9. A number of account books have been produced in order to corroborate this case. It is quite true that these account books on the face of them appear to be genuine and it is not possible to suggest upon only an inspection of those account books that they or any of them have been fabricated. But the fact remains that although the suit was filed in September 1924, these account books were not produced before the Court till June 1928. With regard to these account books the learned Judge evidently was in error in treating them in the way that he has done in his judgment and in saying that they were filed out of time; because, as a matter of fact, time was granted for their production and they were produced within the time so granted. But even then we are unable to say that on the strength of these account books we would be justified in taking the view in defendants' favour on the case which they have put forward. It has already been stated that this case was not put forward sufficiently specifically at any early stage of the suit.

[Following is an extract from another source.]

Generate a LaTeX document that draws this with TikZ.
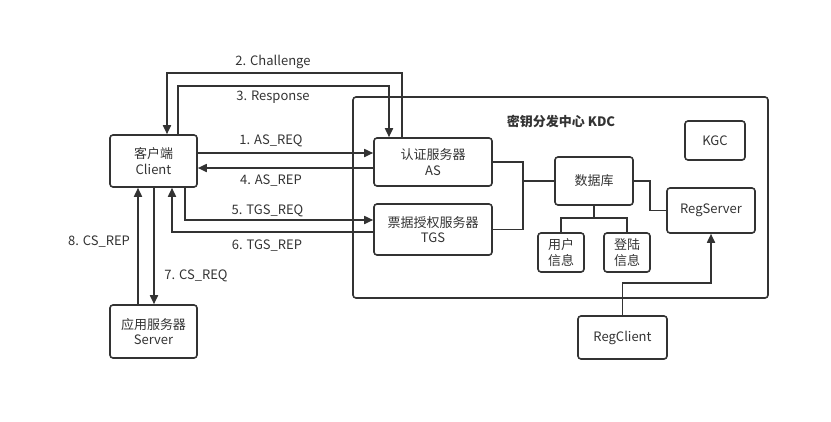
\documentclass[tikz,border=0pt]{standalone}
\usepackage{fontspec}
\setmainfont{Noto Sans CJK SC}
\usetikzlibrary{arrows.meta, positioning, calc}
\definecolor{ink}{HTML}{333333}
\tikzset{
    box/.style={draw=ink, line width=1.6pt, rounded corners=3pt, align=center,
        text=ink, inner sep=0pt, font=\fontsize{13}{15.5}\selectfont},
    link/.style={draw=ink, line width=1.7pt},
    arr/.style={link, -{Triangle[length=9pt, width=8pt]}},
    lbl/.style={text=ink, font=\fontsize{13}{15.5}\selectfont},
}

\begin{document}
\begin{tikzpicture}[x=1pt, y=-1pt]
    \useasboundingbox (0,0) rectangle (831,421);

    % KDC frame
    \node[box, minimum width=415pt, minimum height=201pt] (kdc) at (560.5,197.5) {};
    \node[lbl, font=\fontsize{13}{15.5}\selectfont\bfseries] (kdctitle) at (561,122) {密钥分发中心 KDC};

    \node[box, minimum width=87pt, minimum height=52pt] (client) at (153.5,161) {客户端\\Client};
    \node[box, minimum width=87pt, minimum height=53pt] (server) at (153.5,331.5) {应用服务器\\Server};
    \node[box, minimum width=118pt, minimum height=48pt] (as) at (433,162) {认证服务器\\AS};
    \node[box, minimum width=118pt, minimum height=51pt] (tgs) at (433,229.5) {票据授权服务器\\TGS};
    \node[box, minimum width=78pt, minimum height=48pt] (db) at (594,181) {数据库};
    \node[box, minimum width=60pt, minimum height=39pt] (kgc) at (715,140.5) {KGC};
    \node[box, minimum width=88pt, minimum height=45pt] (regserver) at (711,210.5) {RegServer};
    \node[box, minimum width=46pt, minimum height=39pt] (user) at (561,252.5) {用户\\信息};
    \node[box, minimum width=46pt, minimum height=39pt] (login) at (627,252.5) {登陆\\信息};
    \node[box, minimum width=89pt, minimum height=43pt] (regclient) at (622.5,337.5) {RegClient};

    % client <-> AS
    \draw[arr] (client.east |- 0,153) -- (as.west |- 0,153);
    \draw[arr] (as.west |- 0,168) -- (client.east |- 0,168);
    \draw[arr] (402,0 |- as.north) -- (402,73) -| (167,0 |- client.north);
    \draw[arr] (178,0 |- client.north) -- (178,86) -| (389,0 |- as.north);

    % client <-> TGS
    \draw[arr] (185,0 |- client.south) |- (tgs.west |- 0,220);
    \draw[arr] (tgs.west |- 0,232) -| (172,0 |- client.south);

    % client <-> server
    \draw[arr] (138,0 |- server.north) -- (138,0 |- client.south);
    \draw[arr] (154,0 |- client.south) -- (154,0 |- server.north);

    % inside KDC
    \coordinate (fork) at (523,181);
    \draw[link] (as.east) -| (fork) |- (tgs.east);
    \draw[link] (fork) -- (db.west);
    \draw[link] (db.east) -| (650,0 |- regserver.west) -- (regserver.west);
    \coordinate (split) at (594,218);
    \draw[link] (db.south) -- (split);
    \draw[link] (user.north) |- (split) -| (login.north);
    \draw[arr] (regclient.north) |- (regserver.south |- 0,283) -- (regserver.south);

    % labels
    \node[lbl] (l1) at (271,141) {1. AS\_REQ};
    \node[lbl] (l2) at (273,62) {2. Challenge};
    \node[lbl] (l3) at (273,97) {3. Response};
    \node[lbl] (l4) at (271,181) {4. AS\_REP};
    \node[lbl] (l5) at (267.5,211) {5. TGS\_REQ};
    \node[lbl] (l6) at (267,246) {6. TGS\_REP};
    \node[lbl] (l7) at (196,276) {7. CS\_REQ};
    \node[lbl] (l8) at (99,242) {8. CS\_REP};
\end{tikzpicture}
\end{document}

We are further of opinion that the conduct of the parties themselves go a great way to show that this case cannot be relied upon because we find that after the death of Jogendra, Radharani, as entitled to a one-seventh share of the properties, got her name registered; and to this no objection appears to have been taken on behalf of the defendants. These and other matters which have been referred to in detail in the judgment of the learned Subordinate Judge incline us to agree with the conclusion at which he has arrived.
10. On the whole we are in agreement with the view which the learned Subordinate Judge has taken on the questions which arise in this case. We accordingly dismiss this appeal with costs to the plaintiffs-respondents, hearing fee being assessed at ten gold mohurs. The appeal is rejected.